Und zu guter Letzt kam eine Aktion, die wir schon kannten. Wer 20 Leones zahlt, bekommt einen Lolly – wer 10 Leones zahlt, bekommt ein Bonbon. Das Merkwürdige war nur, Lollys und Bonbons sollte man dann an den Seniorpastor geben … – wahrscheinlich verteilt dieser alles im Anschluss an die Kinder (wäre doch schön!).

Nach welchen Kriterien man wohl gibt ….?

Dann sollte jeder Geld geben, bekam einen kleinen roten Streifen und heftete diesen an die Kleidung von jemandem, den man ermutigen und wertschätzen möchte.
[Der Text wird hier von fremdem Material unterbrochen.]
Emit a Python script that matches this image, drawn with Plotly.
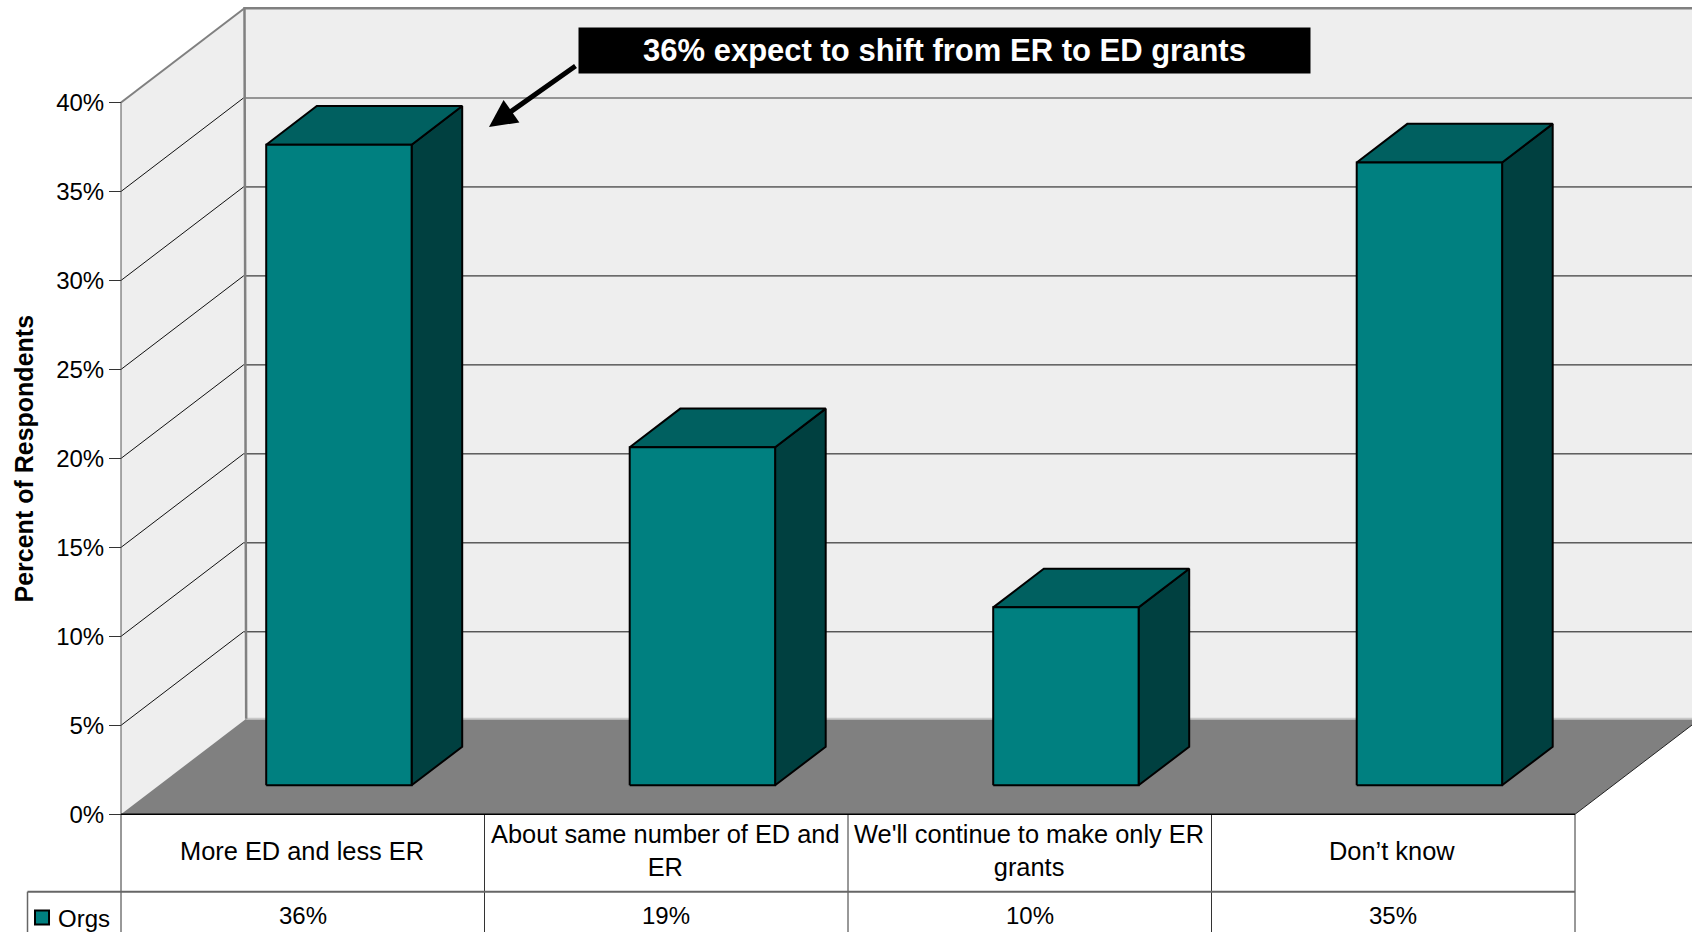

So erhielten auch Christina und Ralf ihre Auszeichnungen.

Diese Art – wir nennen es Auktionen – fällt uns in einem Gottesdienst eher schwer anzunehmen – auch wenn es hier völlig normal ist und ein großer Spaß mit viel Lachen ist.

Die „beste“ Sammlerin oder Fundraiser heißt das ja heute, erhielt eine Urkunde

Die musikalischen Beiträge hingegen mit ihren teils deftigen Tanzeinlagen sind große Klasse und begeistern auch uns. Bei einem Medley der drei Jugendchöre zusammen kam sogar Boney M vor.

Am Ende gab es eine Überraschung. Nicht nur wurde Christina von vorne gedankt, die Jugend hatte für sie ein Geschenk vorbereitet. Ein großes eingerahmtes Bild von Christina in der Christusgemeinde Siegburg mit dankbarer Widmung. Das hatten sie wohl auf Facebook vom Jubiläumsgottesdienst im Sommer gefunden, kopiert und verwendet – eine echt nette Überraschung.

Christusgemeinde on my mind und nun hängt sie bei uns in Jui im Flur

Nach gut 2,5 Stunden waren wir fertig und machten uns wieder über Stock und Stein auf den Rückweg nach Jui. Eine gute Atmosphäre, ein bunter Gottesdient und gesegnete Erfahrung. Für Christina ging es um 18 Uhr mit der Chapel am T.E.C.T. beim Abendgottesdienst weiter. Die kommende Woche ist „Spiritual Emphasis Week“, eine geistliche Rüstwoche.